§ **Short task**:
Output word for word the lines from the one with "Emit a web page" to the final line of the data, both ends included, but skip the pictures.

(Raw records)
▬▬▬▬▬▬▬▬▬▬

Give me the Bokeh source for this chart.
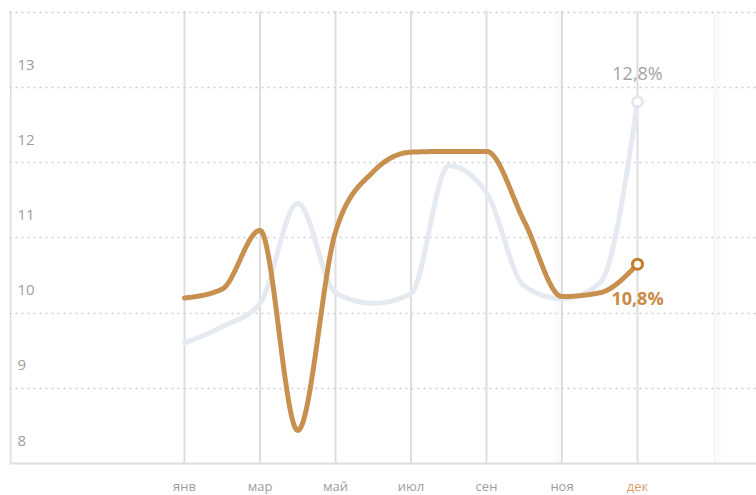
import numpy as np
from bokeh.plotting import figure
from bokeh.models import FixedTicker, Span, Range1d
from bokeh.core.properties import value
from bokeh.embed import file_html
from bokeh.resources import INLINE

# ---- data ----
x_idx = list(range(13))
tick_pos = [0, 2, 4, 6, 8, 10, 12]
tick_labels = ["янв", "мар", "май", "июл", "сен", "ноя", "дек"]
y_tick_vals = [13, 12, 11, 10, 9, 8]
y_grid_vals = [9, 10, 11, 12, 13, 14]
series_current = [10.2, 10.32, 11.1, 8.44, 11.08, 11.88, 12.14, 12.15, 12.15, 11.22, 10.22, 10.27, 10.65]
series_previous = [9.6, 9.82, 10.13, 11.46, 10.27, 10.13, 10.26, 11.96, 11.6, 10.36, 10.19, 10.4, 12.81]
end_labels = ["12,8%", "10,8%"]

FONT = "Open Sans"
ORANGE = "#c8904f"
ORANGE_DARK = "#c27a2b"
GREY_LINE = "#e5eaf1"
LABEL_GREY = "#9e9e9e"
HIGHLIGHT_LABEL = "#d9a06c"
AXIS_GREY = "#dedede"


def monotone_x(xs, ys, samples=60):
    """d3 curveMonotoneX evaluated as Hermite segments."""
    x = np.asarray(xs, float)
    y = np.asarray(ys, float)
    n = len(x)
    h = np.diff(x)
    s = np.diff(y) / h
    t = np.zeros(n)
    for i in range(1, n - 1):
        p = (s[i - 1] * h[i] + s[i] * h[i - 1]) / (h[i - 1] + h[i])
        t[i] = (np.sign(s[i - 1]) + np.sign(s[i])) * min(abs(s[i - 1]), abs(s[i]), 0.5 * abs(p))
    t[0] = (3 * s[0] - t[1]) / 2
    t[-1] = (3 * s[-1] - t[-2]) / 2
    out_x, out_y = [], []
    for i in range(n - 1):
        u = np.linspace(0, 1, samples, endpoint=(i == n - 2))
        h00 = 2 * u**3 - 3 * u**2 + 1
        h10 = u**3 - 2 * u**2 + u
        h01 = -2 * u**3 + 3 * u**2
        h11 = u**3 - u**2
        out_x.extend(x[i] + u * h[i])
        out_y.extend(h00 * y[i] + h10 * h[i] * t[i] + h01 * y[i + 1] + h11 * h[i] * t[i + 1])
    return out_x, out_y


W, H = 756, 495
BORDER_L, BORDER_T = 9, 10
FRAME_W, FRAME_H = W - BORDER_L, H - BORDER_T
PX_X = 37.75          # pixels per x step
PX_Y = 75.2           # pixels per y unit
x_start = -175.0 / PX_X
x_end = x_start + FRAME_W / PX_X
y_base = min(y_tick_vals)                 # axis baseline value
y_start = y_base - 32.0 / PX_Y
y_end = y_start + FRAME_H / PX_Y
xpx, ypx = 1.0 / PX_X, 1.0 / PX_Y
axis_x = x_start + xpx                    # left axis line, 1px inside the frame

p = figure(width=W, height=H, output_backend="svg", toolbar_location=None,
           x_range=Range1d(x_start, x_end), y_range=Range1d(y_start, y_end),
           min_border_left=BORDER_L, min_border_right=0, min_border_top=BORDER_T,
           min_border_bottom=0, x_axis_location=None, y_axis_location=None)
p.outline_line_color = None
p.background_fill_color = "white"
p.border_fill_color = "white"
p.xgrid.visible = False

# ---- highlight band with soft shadow ----
band_l, band_r = tick_pos[-1] - 2, tick_pos[-1] + 2
band_top = y_end - ypx * 1.0
for k in range(8, 0, -1):
    p.quad(left=[band_l - k * xpx * 1.2], right=[band_r + k * xpx * 1.2],
           bottom=[y_base], top=[band_top + k * ypx * 1.0],
           fill_color="black", fill_alpha=0.004, line_color=None, level="image")
p.quad(left=[band_l], right=[band_r], bottom=[y_base], top=[band_top],
       fill_color="white", line_color=None, level="image")

# ---- grids ----
p.ygrid.ticker = FixedTicker(ticks=y_grid_vals)
p.ygrid.grid_line_color = "#cfcfcf"
p.ygrid.grid_line_width = 1.5
p.ygrid.grid_line_dash = "2 4"

p.segment(x0=tick_pos, y0=[y_base] * len(tick_pos), x1=tick_pos, y1=[y_end] * len(tick_pos),
          line_color=AXIS_GREY, line_width=2, level="underlay")
p.segment(x0=[axis_x], y0=[y_base], x1=[axis_x], y1=[y_end],
          line_color=AXIS_GREY, line_width=2, level="underlay")
p.add_layout(Span(location=y_base, dimension="width", line_color=AXIS_GREY, line_width=2))

# ---- x labels ----
label_colors = [LABEL_GREY] * (len(tick_labels) - 1) + [HIGHLIGHT_LABEL]
p.text(x=tick_pos, y=[y_base] * len(tick_pos), text=tick_labels, text_color=label_colors,
       y_offset=22, text_font=value(FONT), text_font_size="13px",
       text_align="center", text_baseline="alphabetic")

# ---- y labels inside the plot ----
p.text(x=[axis_x] * len(y_tick_vals), y=y_tick_vals, text=[str(v) for v in y_tick_vals],
       x_offset=7, y_offset=-23, text_font=value(FONT), text_font_size="15px",
       text_color=LABEL_GREY, text_baseline="alphabetic", text_align="left")

# ---- lines ----
gx, gy = monotone_x(x_idx, series_previous)
p.line(gx, gy, line_color=GREY_LINE, line_width=5, line_cap="round", line_join="round")
ox, oy = monotone_x(x_idx, series_current)
p.line(ox, oy, line_color=ORANGE, line_width=5, line_cap="round", line_join="round")

p.scatter(x=[x_idx[-1]], y=[series_previous[-1]], size=10, marker="circle",
          fill_color="white", line_color="#e3e8ef", line_width=3)
p.scatter(x=[x_idx[-1]], y=[series_current[-1]], size=10, marker="circle",
          fill_color="white", line_color=ORANGE_DARK, line_width=3)

p.text(x=[x_idx[-1]], y=[series_previous[-1]], text=[end_labels[0]], y_offset=-29,
       text_font=value(FONT), text_font_size="18px", text_color="#a3a3a3",
       text_align="center", text_baseline="alphabetic")
p.text(x=[x_idx[-1]], y=[series_current[-1]], text=[end_labels[1]], y_offset=34,
       text_font=value(FONT), text_font_size="18px", text_font_style="bold",
       text_color="#c98a45", text_align="center", text_baseline="alphabetic")

open("out.html", "w").write(file_html(p, INLINE))
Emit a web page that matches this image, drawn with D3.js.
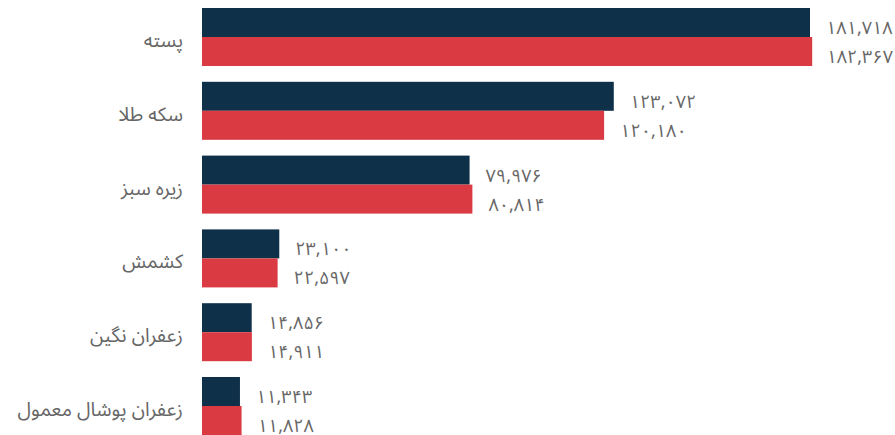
<!DOCTYPE html>
<html><head><meta charset="utf-8">
<script src="https://cdn.jsdelivr.net/npm/d3@7"></script>
<style>
html,body{margin:0;padding:0;background:#fff;}
text{font-family:"Noto Sans Arabic","Noto Sans",sans-serif;}
</style></head>
<body>
<svg id="chart" width="895" height="435"></svg>
<script>
const categories = ["پسته","سکه طلا","زیره سبز","کشمش","زعفران نگین","زعفران پوشال معمول"];
const seriesDark = [181718,123072,79976,23100,14856,11343];
const seriesRed  = [182367,120180,80814,22597,14911,11828];
const seriesNames = ["dark","red"];
const colors = ["#0f3049","#da3b42"];

const W = 895, H = 435;
const svg = d3.select("#chart");

const x = d3.scaleLinear().domain([0,200000]).range([202, 202 + 200000*608/181718]);
const y0 = d3.scaleBand().domain(categories).range([8, 435]).paddingInner(0.214).paddingOuter(0);
const y1 = d3.scaleBand().domain(seriesNames).range([0, y0.bandwidth()]);

const fa = s => s.replace(/[0-9]/g, d => "۰۱۲۳۴۵۶۷۸۹"[+d]);
const fmt = v => fa(d3.format(",")(v));

const rows = categories.map((c,i)=>({cat:c, vals:[seriesDark[i], seriesRed[i]]}));

const g = svg.selectAll("g.grp").data(rows).join("g")
  .attr("class","grp")
  .attr("transform", d=>`translate(0,${y0(d.cat)})`);

g.selectAll("rect").data(d=>d.vals.map((v,j)=>({v, s:seriesNames[j], c:colors[j]})))
  .join("rect")
  .attr("x", x(0))
  .attr("y", d=>y1(d.s))
  .attr("height", y1.bandwidth())
  .attr("width", d=>x(d.v)-x(0))
  .attr("fill", d=>d.c);

g.selectAll("text.val").data(d=>d.vals.map((v,j)=>({v, s:seriesNames[j]})))
  .join("text")
  .attr("class","val")
  .attr("direction","ltr")
  .attr("y", d=>y1(d.s) + y1.bandwidth()/2 + 11.5)
  .attr("font-size", 18)
  .attr("fill", "#666")
  .text(d=>fmt(d.v))
  .each(function(d){
    const w = this.getComputedTextLength();
    const xx = Math.min(x(d.v) + 16, W - 2 - w);
    d3.select(this).attr("x", xx);
  });

g.append("text")
  .attr("x", 183)
  .attr("y", y0.bandwidth()/2 + 10)
  .attr("text-anchor","end")
  .attr("font-size", 19.5)
  .attr("fill", "#666")
  .text(d=>d.cat);
</script>
</body></html>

▬▬▬▬▬▬▬▬▬▬

§ **Solution to this problem**:
Emit a web page that matches this image, drawn with D3.js.
<!DOCTYPE html>
<html><head><meta charset="utf-8">
<script src="https://cdn.jsdelivr.net/npm/d3@7"></script>
<style>
html,body{margin:0;padding:0;background:#fff;}
text{font-family:"Noto Sans Arabic","Noto Sans",sans-serif;}
</style></head>
<body>
<svg id="chart" width="895" height="435"></svg>
<script>
const categories = ["پسته","سکه طلا","زیره سبز","کشمش","زعفران نگین","زعفران پوشال معمول"];
const seriesDark = [181718,123072,79976,23100,14856,11343];
const seriesRed  = [182367,120180,80814,22597,14911,11828];
const seriesNames = ["dark","red"];
const colors = ["#0f3049","#da3b42"];

const W = 895, H = 435;
const svg = d3.select("#chart");

const x = d3.scaleLinear().domain([0,200000]).range([202, 202 + 200000*608/181718]);
const y0 = d3.scaleBand().domain(categories).range([8, 435]).paddingInner(0.214).paddingOuter(0);
const y1 = d3.scaleBand().domain(seriesNames).range([0, y0.bandwidth()]);

const fa = s => s.replace(/[0-9]/g, d => "۰۱۲۳۴۵۶۷۸۹"[+d]);
const fmt = v => fa(d3.format(",")(v));

const rows = categories.map((c,i)=>({cat:c, vals:[seriesDark[i], seriesRed[i]]}));

const g = svg.selectAll("g.grp").data(rows).join("g")
  .attr("class","grp")
  .attr("transform", d=>`translate(0,${y0(d.cat)})`);

g.selectAll("rect").data(d=>d.vals.map((v,j)=>({v, s:seriesNames[j], c:colors[j]})))
  .join("rect")
  .attr("x", x(0))
  .attr("y", d=>y1(d.s))
  .attr("height", y1.bandwidth())
  .attr("width", d=>x(d.v)-x(0))
  .attr("fill", d=>d.c);

g.selectAll("text.val").data(d=>d.vals.map((v,j)=>({v, s:seriesNames[j]})))
  .join("text")
  .attr("class","val")
  .attr("direction","ltr")
  .attr("y", d=>y1(d.s) + y1.bandwidth()/2 + 11.5)
  .attr("font-size", 18)
  .attr("fill", "#666")
  .text(d=>fmt(d.v))
  .each(function(d){
    const w = this.getComputedTextLength();
    const xx = Math.min(x(d.v) + 16, W - 2 - w);
    d3.select(this).attr("x", xx);
  });

g.append("text")
  .attr("x", 183)
  .attr("y", y0.bandwidth()/2 + 10)
  .attr("text-anchor","end")
  .attr("font-size", 19.5)
  .attr("fill", "#666")
  .text(d=>d.cat);
</script>
</body></html>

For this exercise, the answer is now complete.